## SET EXERCISE
Extract, without alteration, each line from the start of the listing to the line bearing "return 1 - y / H".

## PROVIDED DATA
==============================

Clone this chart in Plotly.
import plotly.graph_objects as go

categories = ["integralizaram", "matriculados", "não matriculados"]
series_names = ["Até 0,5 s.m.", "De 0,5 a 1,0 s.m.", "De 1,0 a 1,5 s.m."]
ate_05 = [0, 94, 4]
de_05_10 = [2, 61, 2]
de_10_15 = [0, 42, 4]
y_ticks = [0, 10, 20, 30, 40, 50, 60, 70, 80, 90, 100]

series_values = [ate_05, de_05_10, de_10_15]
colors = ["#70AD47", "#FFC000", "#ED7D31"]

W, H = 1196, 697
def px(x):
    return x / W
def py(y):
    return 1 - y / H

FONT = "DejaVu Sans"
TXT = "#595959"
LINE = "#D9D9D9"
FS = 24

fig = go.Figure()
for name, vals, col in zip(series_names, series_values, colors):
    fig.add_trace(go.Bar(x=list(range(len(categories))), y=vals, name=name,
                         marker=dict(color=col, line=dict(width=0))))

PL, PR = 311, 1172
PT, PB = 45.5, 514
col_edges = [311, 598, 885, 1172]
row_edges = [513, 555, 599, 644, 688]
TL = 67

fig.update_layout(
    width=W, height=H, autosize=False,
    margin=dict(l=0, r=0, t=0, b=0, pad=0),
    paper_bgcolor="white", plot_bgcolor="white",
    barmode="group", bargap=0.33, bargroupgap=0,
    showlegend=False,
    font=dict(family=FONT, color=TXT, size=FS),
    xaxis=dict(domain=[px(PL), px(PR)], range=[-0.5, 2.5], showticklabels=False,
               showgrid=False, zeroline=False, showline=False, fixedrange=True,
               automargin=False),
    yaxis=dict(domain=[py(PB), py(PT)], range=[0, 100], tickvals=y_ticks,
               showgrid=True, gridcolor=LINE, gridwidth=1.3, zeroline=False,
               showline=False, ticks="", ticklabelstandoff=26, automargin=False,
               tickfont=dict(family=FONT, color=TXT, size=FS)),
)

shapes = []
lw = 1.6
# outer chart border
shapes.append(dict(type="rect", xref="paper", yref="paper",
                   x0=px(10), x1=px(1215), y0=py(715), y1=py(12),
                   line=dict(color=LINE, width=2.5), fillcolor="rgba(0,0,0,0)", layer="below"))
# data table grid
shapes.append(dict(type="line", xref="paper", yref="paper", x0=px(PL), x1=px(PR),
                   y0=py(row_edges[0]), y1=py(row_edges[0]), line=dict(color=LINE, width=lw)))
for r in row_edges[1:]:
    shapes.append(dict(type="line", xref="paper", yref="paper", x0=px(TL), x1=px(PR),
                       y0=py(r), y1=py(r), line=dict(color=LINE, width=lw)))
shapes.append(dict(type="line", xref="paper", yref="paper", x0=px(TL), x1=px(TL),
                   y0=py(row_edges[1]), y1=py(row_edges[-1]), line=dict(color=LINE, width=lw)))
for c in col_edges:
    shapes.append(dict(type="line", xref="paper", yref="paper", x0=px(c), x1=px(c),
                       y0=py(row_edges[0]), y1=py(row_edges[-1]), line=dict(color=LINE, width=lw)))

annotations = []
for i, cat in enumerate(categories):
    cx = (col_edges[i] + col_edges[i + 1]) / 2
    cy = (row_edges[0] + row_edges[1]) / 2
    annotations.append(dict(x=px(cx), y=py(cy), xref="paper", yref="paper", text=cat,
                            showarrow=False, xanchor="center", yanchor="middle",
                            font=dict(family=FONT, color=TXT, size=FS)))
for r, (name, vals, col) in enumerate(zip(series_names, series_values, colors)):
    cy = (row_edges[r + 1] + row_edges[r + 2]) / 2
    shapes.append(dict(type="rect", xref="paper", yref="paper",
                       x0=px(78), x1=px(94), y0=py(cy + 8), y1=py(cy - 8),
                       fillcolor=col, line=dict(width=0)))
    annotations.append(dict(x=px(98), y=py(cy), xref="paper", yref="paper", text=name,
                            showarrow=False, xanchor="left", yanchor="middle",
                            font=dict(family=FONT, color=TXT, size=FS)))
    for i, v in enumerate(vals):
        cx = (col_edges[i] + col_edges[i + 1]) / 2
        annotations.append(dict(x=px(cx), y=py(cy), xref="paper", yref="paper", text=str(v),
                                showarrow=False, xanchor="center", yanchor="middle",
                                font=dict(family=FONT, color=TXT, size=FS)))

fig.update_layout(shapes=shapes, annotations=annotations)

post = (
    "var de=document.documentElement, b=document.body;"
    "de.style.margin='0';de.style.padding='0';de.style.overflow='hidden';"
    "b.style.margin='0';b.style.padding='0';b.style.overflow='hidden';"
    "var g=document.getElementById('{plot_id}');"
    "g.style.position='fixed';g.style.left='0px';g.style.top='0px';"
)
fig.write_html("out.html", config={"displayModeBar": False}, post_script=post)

==============================

## COMPLETE OUTPUT
Clone this chart in Plotly.
import plotly.graph_objects as go

categories = ["integralizaram", "matriculados", "não matriculados"]
series_names = ["Até 0,5 s.m.", "De 0,5 a 1,0 s.m.", "De 1,0 a 1,5 s.m."]
ate_05 = [0, 94, 4]
de_05_10 = [2, 61, 2]
de_10_15 = [0, 42, 4]
y_ticks = [0, 10, 20, 30, 40, 50, 60, 70, 80, 90, 100]

series_values = [ate_05, de_05_10, de_10_15]
colors = ["#70AD47", "#FFC000", "#ED7D31"]

W, H = 1196, 697
def px(x):
    return x / W
def py(y):
    return 1 - y / H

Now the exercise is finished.